Comcare has started monitoring the mould situation at the Nauru detention centre following reports staff and asylum seekers have become sick from exposure.
The federal work health and safety watchdog has been criticised for dragging its heels on addressing a mould scandal at the Nauru immigration detention centre.
At least 20 former detention centre staff have become seriously ill from mould exposure, including an Australian teacher who now has a cognitive disability.
Comcare started "monitoring compliance activity" at the Nauru detention centre on February 12 and is "examining a number of allegations concerning unsafe conditions caused by mould", according to leaked emails obtained by AAP.
The move came days after AAP revealed mould and construction problems at Nauru and Manus Island detention centres.
Australian Lawyers Alliance spokesman Greg Barns said Comcare was late to the party.
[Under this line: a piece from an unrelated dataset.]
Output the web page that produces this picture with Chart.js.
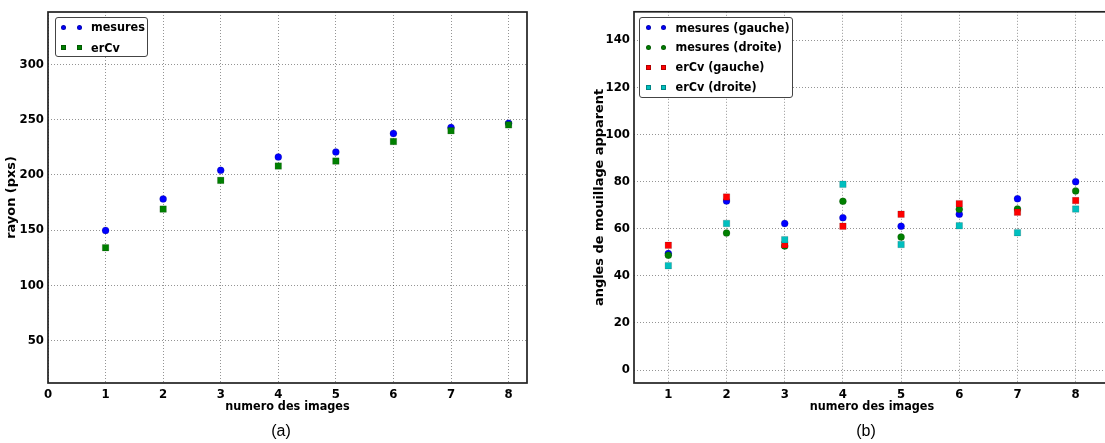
<!DOCTYPE html>
<html><head><meta charset="utf-8">
<script src="https://cdn.jsdelivr.net/npm/chart.js@4"></script>
<style>
html,body{margin:0;padding:0;width:1105px;height:443px;overflow:hidden;background:#fff;position:relative;}
.wrap{position:absolute;top:0;height:443px;}
.legend{position:absolute;background:#fff;border:1px solid #444;border-radius:3px;box-sizing:border-box;font:bold 12.5px 'DejaVu Sans Condensed','DejaVu Sans';color:#000;}
.row{position:absolute;left:0;height:20px;line-height:20px;white-space:nowrap;}
.mk{position:absolute;top:50%;box-sizing:border-box;border:0.5px solid rgba(0,0,0,0.3);}
.txt{position:absolute;top:0;}
.cap{position:absolute;top:422px;font:16px 'Liberation Sans';color:#000;transform:translateX(-50%);}
</style>
</head><body>
<div class="wrap" style="left:0;width:540px;"><canvas id="c1" width="540" height="443"></canvas></div>
<div class="wrap" style="left:560px;width:560px;"><canvas id="c2" width="560" height="443"></canvas></div>
<div class="cap" style="left:281px;">(a)</div>
<div class="cap" style="left:866px;">(b)</div>
<script>
// ---- data ----
const xImages = [1, 2, 3, 4, 5, 6, 7, 8];
const rayonMesures = [149.7, 178.2, 204.1, 216.1, 220.6, 237.5, 242.9, 246.8];
const rayonErCv = [134.0, 169.0, 195.0, 208.0, 212.5, 230.2, 240.0, 245.3];
const angleMesGauche = [49.4, 71.7, 62.2, 64.6, 61.0, 66.1, 72.7, 79.9];
const angleMesDroite = [48.7, 58.1, 52.6, 71.6, 56.4, 68.2, 68.3, 76.0];
const angleErGauche = [52.9, 73.4, 53.2, 61.0, 66.1, 70.6, 67.0, 71.9];
const angleErDroite = [44.3, 62.2, 55.3, 78.8, 53.3, 61.2, 58.3, 68.3];
const labelsA = ['mesures', 'erCv'];
const labelsB = ['mesures (gauche)', 'mesures (droite)', 'erCv (gauche)', 'erCv (droite)'];
const xTitle = 'numero des images';
const yTitleA = 'rayon (pxs)';
const yTitleB = 'angles de mouillage apparent';

const BLUE = '#0000ff', GREEN = '#008000', RED = '#ff0000', CYAN = '#00bfbf';
const toPts = (ys) => ys.map((y, i) => ({x: xImages[i], y}));

const framePlugin = {
  id: 'frame',
  beforeDatasetsDraw(chart) {
    const {ctx, chartArea: a} = chart;
    ctx.save();
    ctx.strokeStyle = '#222';
    ctx.lineWidth = 1.7;
    ctx.strokeRect(a.left, a.top, a.right - a.left, a.bottom - a.top);
    ctx.restore();
  }
};

const COND = "'DejaVu Sans Condensed', 'DejaVu Sans'";
const tickFont = {family: COND, size: 13, weight: 'bold'};
const xTitleFont = {family: COND, size: 12.5, weight: 'bold'};
const yTitleFont = {family: 'DejaVu Sans', size: 12.9, weight: 'bold'};
const gridOpts = {color: 'rgba(0,0,0,0.42)', lineWidth: 1, drawTicks: false};

function ds(label, data, color, style, order) {
  return {
    label, data: toPts(data), backgroundColor: color,
    borderColor: 'rgba(0,0,0,0.3)', borderWidth: 0.5,
    pointStyle: style, pointRadius: style === 'rect' ? 4.6 : 3.5,
    pointHoverRadius: style === 'rect' ? 4.6 : 3.5,
    showLine: false, order
  };
}

function makeChart(id, datasets, xr, yr, pad, yW, xH, yTitle) {
  return new Chart(document.getElementById(id), {
    type: 'scatter',
    data: {datasets},
    options: {
      responsive: false, animation: false,
      layout: {padding: pad},
      plugins: {legend: {display: false}, tooltip: {enabled: false}},
      scales: {
        x: {
          type: 'linear', min: xr[0], max: xr[1],
          ticks: {stepSize: 1, includeBounds: false, font: tickFont, color: '#000', padding: 4},
          grid: gridOpts,
          border: {display: false, dash: [1, 2]},
          title: {display: true, text: xTitle, font: xTitleFont, color: '#000', padding: 0},
          afterFit(s) { s.height = xH; }
        },
        y: {
          type: 'linear', min: yr[0], max: yr[1],
          ticks: {stepSize: yr[2], includeBounds: false, font: tickFont, color: '#000', padding: 4},
          grid: gridOpts,
          border: {display: false, dash: [1, 2]},
          title: {display: true, text: yTitle, font: yTitleFont, color: '#000', padding: 0},
          afterFit(s) { s.width = yW; }
        }
      }
    },
    plugins: [framePlugin]
  });
}

const chartA = makeChart('c1', [
  ds(labelsA[0], rayonMesures, BLUE, 'circle', 2),
  ds(labelsA[1], rayonErCv, GREEN, 'rect', 1)
], [0, 8.32], [11.5, 347.5, 50], {top: 12, right: 13, bottom: 29, left: 4}, 44, 31, yTitleA);

const chartB = makeChart('c2', [
  ds(labelsB[0], angleMesGauche, BLUE, 'circle', 4),
  ds(labelsB[1], angleMesDroite, GREEN, 'circle', 3),
  ds(labelsB[2], angleErGauche, RED, 'rect', 2),
  ds(labelsB[3], angleErDroite, CYAN, 'rect', 1)
], [0.41, 8.59], [-5.5, 152, 20], {top: 11, right: 10, bottom: 29, left: 32}, 42, 31, yTitleB);

function buildLegend(chart, left, top, width, height, rowTops, mk1, mk2, txtLeft) {
  const box = document.createElement('div');
  box.className = 'legend';
  Object.assign(box.style, {left: left + 'px', top: top + 'px', width: width + 'px', height: height + 'px'});
  chart.data.datasets.forEach((d, i) => {
    const row = document.createElement('div');
    row.className = 'row';
    row.style.top = rowTops[i] + 'px';
    [mk1, mk2].forEach(cx => {
      const m = document.createElement('span');
      m.className = 'mk';
      const s = 5;
      Object.assign(m.style, {width: s + 'px', height: s + 'px', left: (cx - s / 2) + 'px', marginTop: (-s / 2) + 'px',
        background: d.backgroundColor, borderRadius: d.pointStyle === 'rect' ? '0' : '50%'});
      row.appendChild(m);
    });
    const t = document.createElement('span');
    t.className = 'txt';
    t.style.left = txtLeft + 'px';
    t.textContent = d.label;
    row.appendChild(t);
    box.appendChild(row);
  });
  document.body.appendChild(box);
}
buildLegend(chartA, 55, 17, 93, 40, [-1, 19.5], 7, 23, 35);
buildLegend(chartB, 639, 17, 154, 81, [-0.5, 19, 39, 59], 8, 23, 35.5);
</script>
</body></html>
His organisation had been pushing the agency to exercise its powers on Nauru since June 2016 after releasing a report raising concerns the Commonwealth was failing in its duty of care.
"It's too little too late," Mr Barns told AAP.
"If this was Parliament House, Canberra, with a mould problem, you wouldn't have to rely on media stories to get it fixed."
He said the agency should be investigating the matter formally and considering criminal and civil charges.
A top-secret report from December 2014 warned Australia's immigration department (now Home Affairs) and then-detention centre operator Transfield (now Broadspectrum) of mould health risks.
Comcare has previously admitted it received a complaint in 2016 from a worker employed by a contractor, who had been diagnosed with a respiratory condition after living at the Nauru detention centre.
However, the agency said last month it was satisfied that reasonably practicable steps were taken to address problems with mould at the centre, and that the most recent site inspection in August 2017 found no significant issues.
Further comment has been sought from Comcare.
Last week, it emerged the Home Affairs department wasted $50,000 of taxpayer money on an industrial steam cleaner, but the machine was too dangerous to use and not appropriate for cleaning tents.